Вернулся домой я в тот день обескураженный и словно побитый, учитывая, сколько всего мне еще наговорили те двое.
«К такому возрасту вы должны были определиться».
«Хотя бы примерно расставить приоритеты».
«Знать, в какое поступить заведение».
«Вы ближе к гуманитарию?»
Я ближе к гуманной неопределенности. Рассказав это всё знакомой из параллели на первом послевкусии в холле школы, принял от неё успокаивающий ответ:
– Некоторые, уже пожимая руку смерти, не знают, кто они и для чего, а учителя требуют этого от ребёнка.
Мне хорошо запомнились эти слова. Да, у меня ещё есть время перед выбором, что я буду ненавидеть до конца жизни, альтернативно получая за это деньги, [но]
Когда тебе говорят, что еще немного – и ты не будешь стоить больше картонной коробки, это угнетает. Впрочем, я перекладываю всю ситуацию в руки времени и отдаю ему руль.
После этого, пусть и каникулы, смотреть на сумку эту противно, а считать даты месяца неохота, хотя уходить далеко от реальности не люблю.
Интересное чувство.
Словно безвыходность облепила тебя со всех сторон.

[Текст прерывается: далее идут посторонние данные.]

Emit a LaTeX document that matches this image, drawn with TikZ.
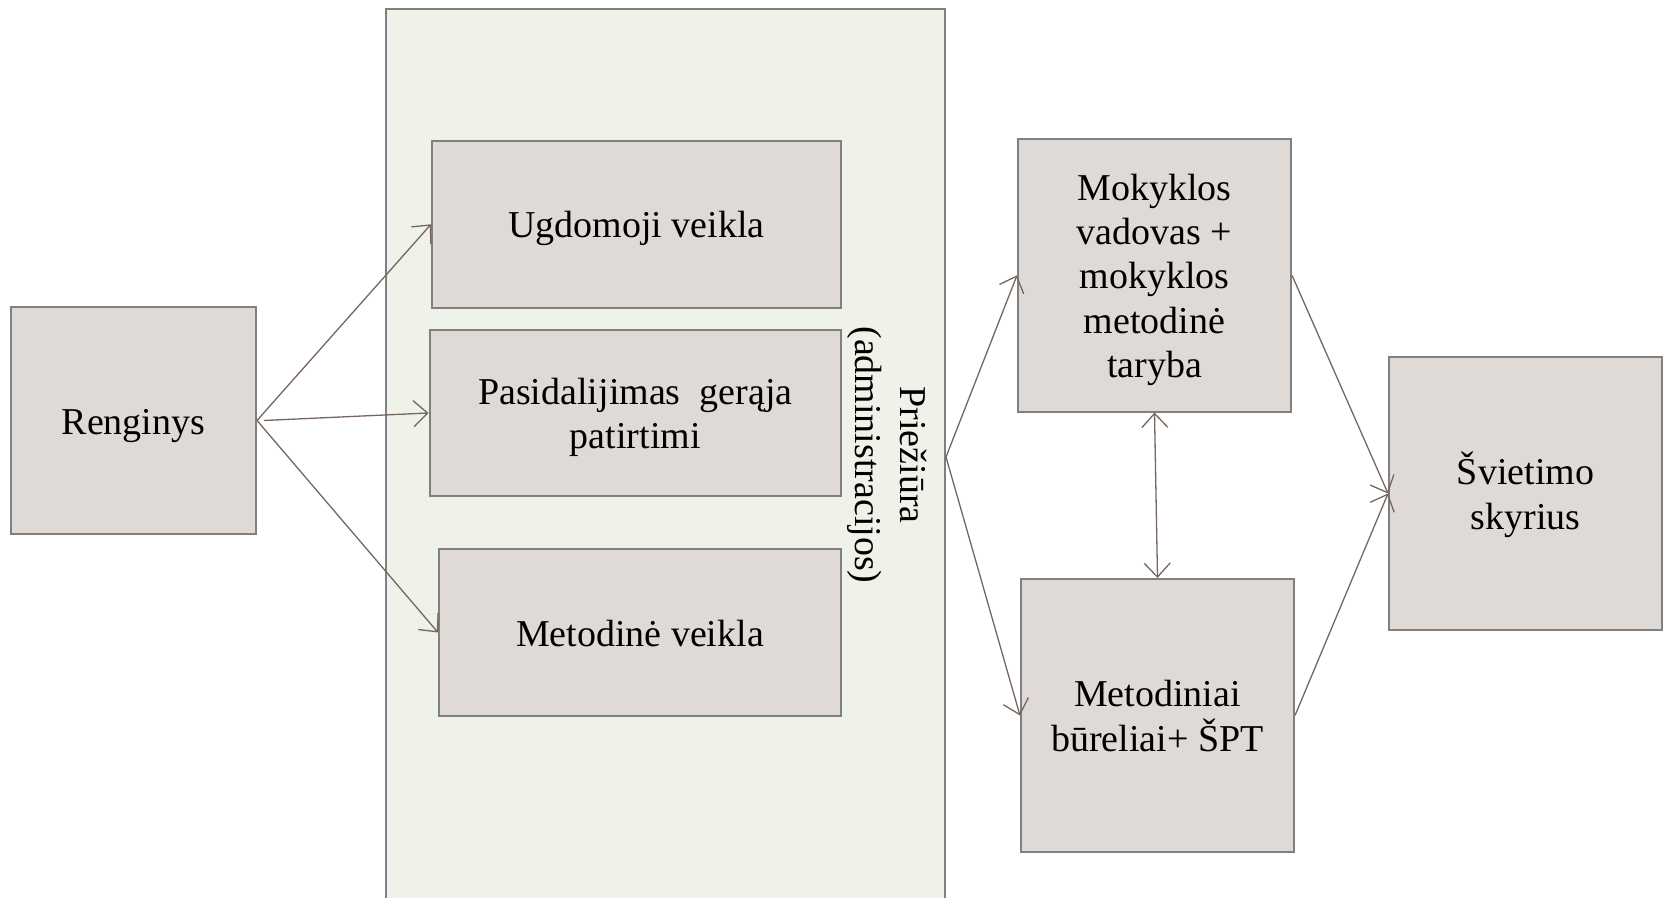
\documentclass[tikz,border=0pt]{standalone}
\usepackage{fontspec}
\setmainfont{Liberation Serif}
\usetikzlibrary{arrows.meta}

\definecolor{boxfill}{HTML}{DFDAD6}
\definecolor{ctrfill}{HTML}{EFF2E9}
\definecolor{edgegray}{HTML}{808080}
\definecolor{arrowc}{HTML}{76665F}

% eilutės aukštis kaip teksto rengyklėje
\newcommand{\virsus}{\rule{0pt}{10.2pt}}
\newcommand{\apacia}{\rule[-2.4pt]{0pt}{2.4pt}}

\begin{document}
\begin{tikzpicture}[
    >={Straight Barb[length=0.14cm, width=0.26cm]},
    blokas/.style={draw=edgegray, fill=boxfill, line width=0.02cm, align=center,
      inner sep=0pt, font=\fontsize{10.8}{12.65}\selectfont},
    rodykle/.style={arrowc, line width=0.013cm}
  ]

  \useasboundingbox (0,0) rectangle (16.63,8.98);

  % priežiūros laukas
  \node [draw=edgegray, fill=ctrfill, line width=0.02cm, minimum width=5.59cm, minimum height=8.955cm] (ctr) at (6.655,4.41) {};
  \node [align=center, rotate=-90, font=\fontsize{10.8}{12.65}\selectfont] (pri) at (8.87,4.43)
    {Priežiūra\\(administracijos)};

  % blokai
  \node [blokas, minimum width=2.45cm, minimum height=2.27cm] (ren) at (1.335,4.775) {\virsus Renginys\apacia};
  \node [blokas, minimum width=4.09cm, minimum height=1.666cm] (ugd) at (6.365,6.737) {\virsus Ugdomoji veikla\apacia};
  \node [blokas, minimum width=4.115cm, minimum height=1.66cm] (pas) at (6.353,4.85)
    {\virsus Pasidalijimas~ gerąja\\patirtimi\apacia};
  \node [blokas, minimum width=4.02cm, minimum height=1.67cm] (met) at (6.40,2.655) {\virsus Metodinė veikla\apacia};
  \node [blokas, minimum width=2.73cm, minimum height=2.725cm] (mok) at (11.545,6.227)
    {\virsus Mokyklos\\vadovas +\\mokyklos\\metodinė\\taryba\apacia};
  \node [blokas, minimum width=2.73cm, minimum height=2.73cm] (bur) at (11.575,1.825)
    {\virsus Metodiniai\\būreliai+ ŠPT\apacia};
  \node [blokas, minimum width=2.73cm, minimum height=2.73cm] (svi) at (15.255,4.045)
    {\virsus Švietimo\\skyrius\apacia};

  % rodyklės
  \draw [rodykle, ->] (ren.east) -- (ugd.west);
  \draw [rodykle, ->] ([xshift=0.07cm]ren.east) -- (pas.west);
  \draw [rodykle, ->] (ren.east) -- (met.west);
  \foreach \y in {mok,bur} {
    \draw [rodykle, ->] (ctr.east) -- (\y.west);
    \draw [rodykle, ->] (\y.east) -- (svi.west);
  }
  \draw [rodykle, <->] (mok.south) -- (bur.north);
\end{tikzpicture}
\end{document}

Я возвращаюсь в нашу тусклую комнату, в которую входит еще один человек. Самый старший из нас, самый странный, для меня – весомый. От него мерещится иней на окнах, и птицы за ними смолкают. Если существует у людей общая атмосфера, то это была её ледяная мгла. А я предательски сижу к двери спиной и слишком остро чувствую каждый неслышный шаг.
Его зовут Бэкхен, и глаза у него – черные.
Из таких, в которые невозможно смотреть.
В нём единственном из всех нас мрачного больше, чем во мне, пепел во взгляде глубже, а слова – болезненней. Не помню, как так вышло, что он среди нас, это будто скольжение тени, фантома, который раз – и возник, а всех поглотила чума.
А болен смертельно, похоже, только я.
Это было очень сильное впечатление.
Почему?.. Это можно только понять, проведя с ним время и вытерпев его.
Бэкхен ко всем так же предельно безразличен, но при этом к нему все тянутся, завороженные и подвластные его обаянием. Когда у кого-то проблемы и слишком явные, требующие помощи, со стороны Бэкхена она приходит совсем нетипичным образом.
Сэхун раз был в скулящем отчаянии от того, что его (!) бросила очередная девочка, и он делился этим в нашем кругу. О, где-то точно вспыхнул пожар, когда на лице Бэкхена появился зловещий оскал.
– Что её в тебе не устроило? – спросил он Сэхуна.